Nous sommes loin d’être surpris des efforts de la Prusse et de l’Autriche. La Prusse n’a pas tardé à comprendre qu’elle s’était fort légèrement engagée dans une route qui n’était pas la sienne. Quelles que fussent ses sympathies politiques et ses réminiscences, elle n’a pu que regretter une démarche qui, quoi qu’on en dise, a donné l’éveil à notre esprit public, et fait comprendre au pays qu’on avait, par un excès de confiance, trop négligé cette attitude forte et digne qui n’est point incompatible avec un amour sincère de la paix.

L’Autriche a dû faire des réflexions analogues. D’ailleurs, rien ne peut dissiper les ombrages que la Russie donne et donnera toujours à l’Autriche. Les intérêts positifs l’emportent à la longue sur les sympathies et sur les préventions. L’Autriche n’oublie pas que l’amitié de la France peut lui être nécessaire, indispensable un jour.

Ainsi, les démarches de ces deux cabinets sont à la fois fort naturelles et fort légitimes. On devait s’y attendre.

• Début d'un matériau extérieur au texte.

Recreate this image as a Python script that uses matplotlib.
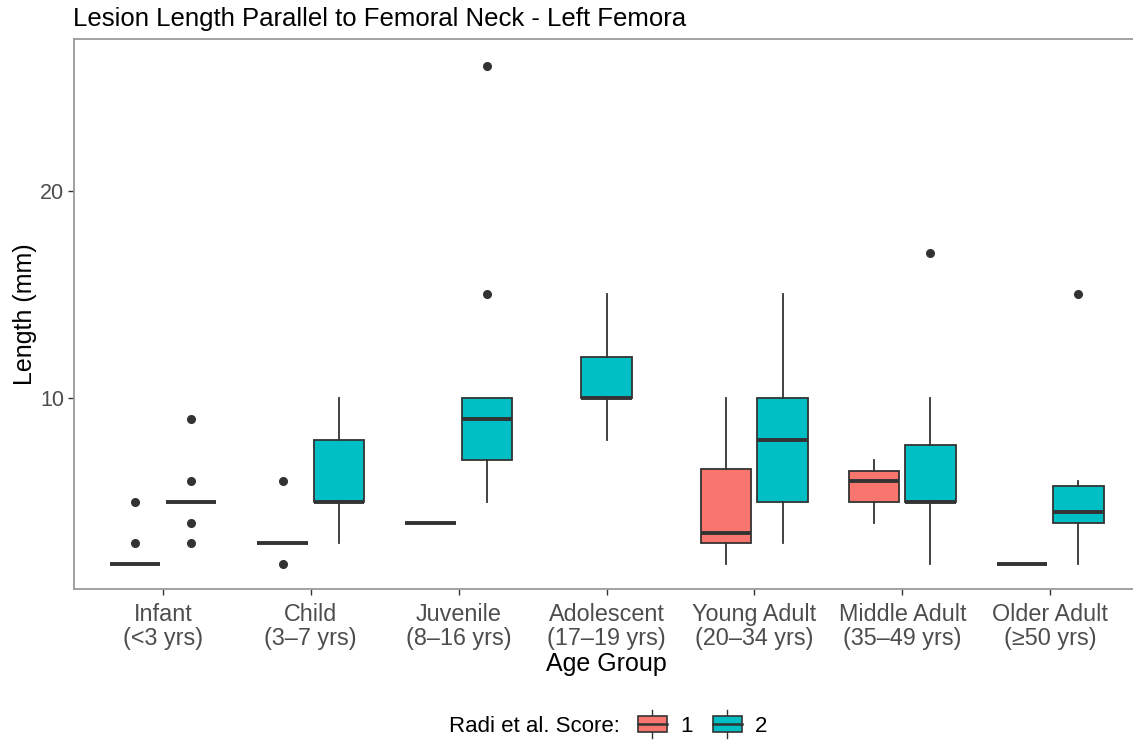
import matplotlib
matplotlib.use('Agg')
import matplotlib.pyplot as plt
from matplotlib.legend_handler import HandlerBase
from matplotlib.lines import Line2D
from matplotlib.patches import Rectangle, Patch

plt.rcParams['font.family'] = ['Liberation Sans', 'DejaVu Sans']

# Age groups (x categories)
categories = ['Infant\n(<3 yrs)', 'Child\n(3\u20137 yrs)', 'Juvenile\n(8\u201316 yrs)',
              'Adolescent\n(17\u201319 yrs)', 'Young Adult\n(20\u201334 yrs)',
              'Middle Adult\n(35\u201349 yrs)', 'Older Adult\n(\u226550 yrs)']

# Radi et al. score 1 (None = no data in that group)
score1_lo  = [2, 3, 4, None, 2,   4,   2]
score1_q1  = [2, 3, 4, None, 3,   5,   2]
score1_med = [2, 3, 4, None, 3.5, 6,   2]
score1_q3  = [2, 3, 4, None, 6.6, 6.5, 2]
score1_hi  = [2, 3, 4, None, 10,  7,   2]
score1_out = [[3, 5], [2, 6], [], [], [], [], []]

# Radi et al. score 2
score2_lo  = [5, 3,  5,  8,  3,  2,    2]
score2_q1  = [5, 5,  7,  10, 5,  5,    4]
score2_med = [5, 5,  9,  10, 8,  5,    4.5]
score2_q3  = [5, 8,  10, 12, 10, 7.75, 5.75]
score2_hi  = [5, 10, 10, 15, 15, 10,   6]
score2_out = [[3, 4, 6, 9], [], [15, 26], [], [], [17], [15]]

score_labels = ['1', '2']
score_colors = ['#F8766D', '#00BFC4']

EDGE = '#333333'
AXIS_GREY = '#9a9a9a'
TEXT_GREY = '#4d4d4d'


def make_stats(lo, q1, med, q3, hi, out):
    stats = []
    for i in range(len(lo)):
        if lo[i] is None:
            stats.append(None)
        else:
            stats.append(dict(whislo=lo[i], q1=q1[i], med=med[i], q3=q3[i],
                              whishi=hi[i], fliers=out[i]))
    return stats


class BoxKey(HandlerBase):
    # legend key that looks like a small boxplot
    def create_artists(self, legend, orig_handle, xdescent, ydescent,
                       width, height, fontsize, trans):
        x0, y0 = -xdescent, -ydescent
        cx = x0 + width / 2
        whisk = Line2D([cx, cx], [y0 - 0.4 * height, y0 + 1.4 * height],
                       color=EDGE, lw=1.0)
        box = Rectangle((x0, y0), width, height,
                        facecolor=orig_handle.get_facecolor(), edgecolor=EDGE, lw=1.2)
        med = Line2D([x0, x0 + width], [y0 + height / 2] * 2, color=EDGE, lw=1.8)
        for a in (whisk, box, med):
            a.set_transform(trans)
        return [whisk, box, med]


fig = plt.figure(figsize=(11.33, 7.42), dpi=100)
W, H = 1133, 742
ax = fig.add_axes([74 / W, (H - 589) / H, (1139 - 74) / W, (589 - 39) / H])

all_stats = [make_stats(score1_lo, score1_q1, score1_med, score1_q3, score1_hi, score1_out),
             make_stats(score2_lo, score2_q1, score2_med, score2_q3, score2_hi, score2_out)]

dodge = 0.19
for k, stats in enumerate(all_stats):
    other = all_stats[1 - k]
    use, pos = [], []
    for i, st in enumerate(stats):
        if st is None:
            continue
        off = 0 if other[i] is None else (-dodge if k == 0 else dodge)
        use.append(st)
        pos.append(i + 1 + off)
    ax.bxp(use, positions=pos, widths=0.34, patch_artist=True, showcaps=False,
           boxprops=dict(facecolor=score_colors[k], edgecolor=EDGE, linewidth=1.3),
           medianprops=dict(color=EDGE, linewidth=2.8, solid_capstyle='butt'),
           whiskerprops=dict(color=EDGE, linewidth=1.3),
           flierprops=dict(marker='o', markerfacecolor=EDGE, markeredgecolor=EDGE,
                           markersize=5.5, linestyle='none'),
           manage_ticks=False)

ax.set_xlim(0.4, 7.6)
ax.set_ylim(0.8, 27.3)
ax.set_xticks(range(1, len(categories) + 1))
ax.set_xticklabels(categories, fontsize=16.8, color=TEXT_GREY, linespacing=1.05)
ax.set_yticks([10, 20])
ax.set_yticklabels(['10', '20'], fontsize=15.5, color=TEXT_GREY)
ax.tick_params(axis='both', length=4, width=1.0, color=EDGE, pad=3)
ax.tick_params(axis='x', pad=6)

for side in ['left', 'bottom', 'top']:
    ax.spines[side].set_color(AXIS_GREY)
    ax.spines[side].set_linewidth(1.3)
ax.spines['right'].set_visible(False)

fig.text(73 / W, 1 - 19 / H, 'Lesion Length Parallel to Femoral Neck - Left Femora',
         fontsize=18.5, ha='left', va='center', color='black')
fig.text(25 / W, 1 - 314 / H, 'Length (mm)', rotation=90, fontsize=18,
         ha='center', va='center')
fig.text(606 / W, 1 - 664 / H, 'Age Group', fontsize=18, ha='center', va='center')

# legend: title to the left, keys to the right
leg_y = 1 - 726 / H
fig.text(620 / W, leg_y, 'Radi et al. Score:', fontsize=16, ha='right', va='center')
handles = [Patch(facecolor=c) for c in score_colors]
fig.legend(handles, score_labels, loc='center left', bbox_to_anchor=(638 / W, leg_y),
           ncol=2, frameon=False, fontsize=16, handler_map={Patch: BoxKey()},
           handlelength=1.3, handleheight=0.7, handletextpad=0.6,
           columnspacing=0.9, borderpad=0, borderaxespad=0)

fig.savefig('out.png', dpi=100)
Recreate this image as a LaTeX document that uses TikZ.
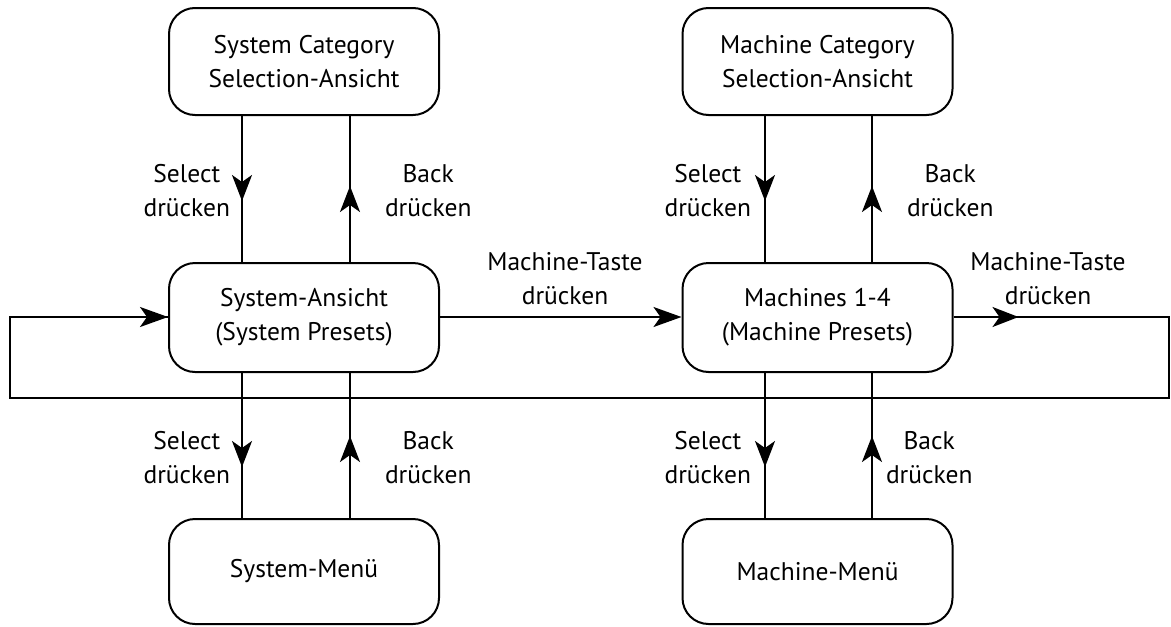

Heureuses d’avoir promptement échappé aux chances fâcheuses du traité du 15 juillet, d’avoir fait une imprudence qui ne leur a pas coûté cher, l’Autriche et la Prusse doivent maintenant désirer d’effacer le souvenir du malencontreux traité.

Il est facile de se faire une idée de leurs adroits raisonnemens et de leurs habiles insinuations. — La convention du 15 juillet est un fait nécessaire. Nul n’a eu la folle pensée d’exclure la France de la question orientale ; seulement on a compris que le gouvernement français, par ses liaisons avec le Pacha, ne pouvait pas désirer de concourir à des mesures qui supposaient l’emploi de la force. On a respecté la position de la France, et sans aucune vue d’intérêt particulier, sans aucune prétention d’agrandissement territorial, l’Angleterre et l’Autriche se sont réunies au sultan pour l’aider à dompter un sujet rebelle ; elles ont prêté force au droit, au profit d’un allié dont l’existence et l’indépendance sont nécessaires à la paix du monde.

Nous concevons ces raisonnemens dans la bouche des plénipotentiaires autrichien et prussien. Il n’y a rien là qui puisse nous blesser. L’Autriche et la Prusse n’étaient pas nos alliées. Nous avions occupé Ancône, pris Anvers, mis la main dans les affaires de l’Espagne, sans nous inquiéter de savoir si cela serait agréable à l’Autriche et à la Prusse.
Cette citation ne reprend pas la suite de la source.